The count API can be applied to multiple indices.

Request Parameters

edit

When executing count using the query parameter q, the query passed is a query string using Lucene query parser. There are additional parameters that can be passed:

Name Description

df

The default field to use when no field prefix is defined within the query.

analyzer

The analyzer name to be used when analyzing the query string.

default_operator

The default operator to be used, can be AND or OR. Defaults to OR.

lenient

If set to true will cause format based failures (like providing text to a numeric field) to be ignored. Defaults to false.

analyze_wildcard

Should wildcard and prefix queries be analyzed or not.

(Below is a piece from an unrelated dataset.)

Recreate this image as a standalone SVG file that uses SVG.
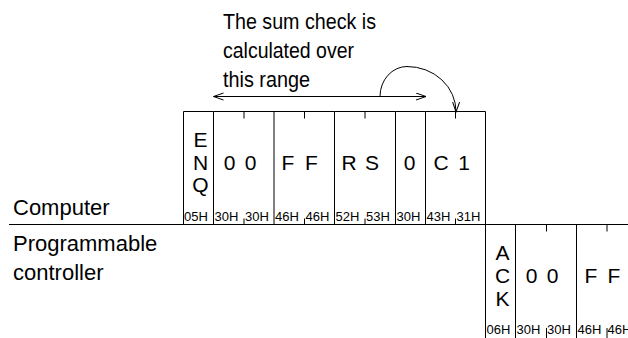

Defaults to false.

terminate_after

The maximum count for each shard, upon reaching which the query execution will terminate early. If set, the response will have a boolean field terminated_early to indicate whether the query execution has actually terminated_early. Defaults to no terminate_after.

Request Body

edit

The count can use the Query DSL within its body in order to express the query that should be executed. The body content can also be passed as a REST parameter named source.

Both HTTP GET and HTTP POST can be used to execute count with body. Since not all clients support GET with body, POST is allowed as well.

Distributed

edit

The count operation is broadcast across all shards. For each shard id group, a replica is chosen and executed against it. This means that replicas increase the scalability of count.

Routing

edit

The routing value (a comma separated list of the routing values) can be specified to control which shards the count request will be executed on.